▶ **Dataset section**

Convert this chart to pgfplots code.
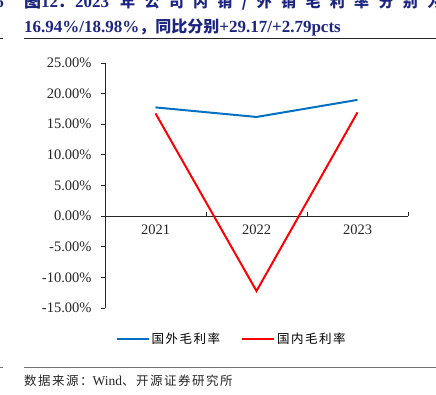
\documentclass[border=0pt]{standalone}
\usepackage{pgfplots}
\pgfplotsset{compat=1.18}
\usepackage{fontspec}
\setmainfont{Liberation Serif}
\newfontfamily\cjk{Noto Sans CJK SC}
\newfontfamily\cjkl[LetterSpace=12]{Noto Sans CJK SC}
\definecolor{tblue}{RGB}{28,38,128}
\definecolor{sblue}{RGB}{0,112,192}
\begin{document}
\begin{tikzpicture}[x=1pt,y=1pt]
\useasboundingbox (0,0) rectangle (436,-395);
\clip (0,0) rectangle (436,-395);
% title
\node[anchor=base east, inner sep=0, text=tblue, font=\fontsize{17}{18}\selectfont\bfseries] at (4,-8) {6};
\node[anchor=base west, inner sep=0, text=tblue, font=\fontsize{17}{18}\selectfont\bfseries] at (24,-8) {{\cjk\bfseries 图}12{\cjk\bfseries ：}2023};
\node[anchor=base west, inner sep=0, text=tblue, font=\fontsize{15}{18}\selectfont\bfseries] at (120,-8) {\makebox[322pt][s]{\cjk\bfseries 年 公 司 内 销 / 外 销 毛 利 率 分 别 为}};
\node[anchor=base west, inner sep=0, text=tblue, font=\fontsize{17}{18}\selectfont\bfseries] at (24,-33) {16.94\%/18.98\%{\cjk\bfseries\fontsize{16}{18}\selectfont ，同比分别}+29.17/+2.79pcts};
\draw[line width=1pt, black!85] (24,-39) -- (436,-39);
\draw[line width=1pt, black!85] (0,-39) -- (3,-39);
% source
\draw[line width=0.8pt, black!55] (24,-367) -- (436,-367);
\draw[line width=0.8pt, black!55] (0,-367) -- (3,-367);
\node[anchor=base west, inner sep=0, text=black!85, font=\cjkl\fontsize{12.5}{14}\selectfont] at (24,-385) {数据来源：{\rmfamily\fontsize{13.5}{14}\selectfont Wind}、开源证券研究所};
\begin{axis}[
  at={(105pt,-308pt)}, anchor=south west,
  scale only axis, width=303pt, height=245pt,
  xmin=-0.5, xmax=2.5, ymin=-15, ymax=25,
  axis x line=middle, axis y line=left,
  axis line style={-, black!85, line width=0.8pt},
  xtick={-0.5,0.5,1.5,2.5}, xticklabels={2021,2022,2023},
  x tick label as interval,
  hide obscured x ticks=false,
  ytick={-15,-10,...,25},
  yticklabel={\pgfmathprintnumber[fixed,fixed zerofill,precision=2]{\tick}\%},
  /pgf/number format/assume math mode=true,
  tick label style={font=\fontsize{14.5}{16}\selectfont, text=black!85},
  xtick align=inside, ytick align=outside,
  major tick length=4pt,
  tick style={black!85, line width=0.8pt},
  x tick label style={yshift=-5pt},
  y tick label style={xshift=-6pt},
  legend style={at={(0.4175,-0.1265)}, anchor=center, draw=none, fill=none,
    font=\cjkl\fontsize{12.5}{14}\selectfont,
    /tikz/every even column/.append style={column sep=19pt}},
  legend columns=2,
  legend image code/.code={\draw[#1] (0pt,0pt) -- (32pt,0pt);},
]
\addplot[sblue, line width=2pt] coordinates {(0,17.75) (1,16.19) (2,18.98)};
\addlegendentry{国外毛利率}
\addplot[red, line width=2pt] coordinates {(0,16.77) (1,-12.23) (2,16.94)};
\addlegendentry{国内毛利率}
\end{axis}
\end{tikzpicture}
\end{document}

▶ **Challenge**
Show every line of the listing in which the string "code" can be found.

▶ **Solved exercise**
Convert this chart to pgfplots code.
  legend image code/.code={\draw[#1] (0pt,0pt) -- (32pt,0pt);},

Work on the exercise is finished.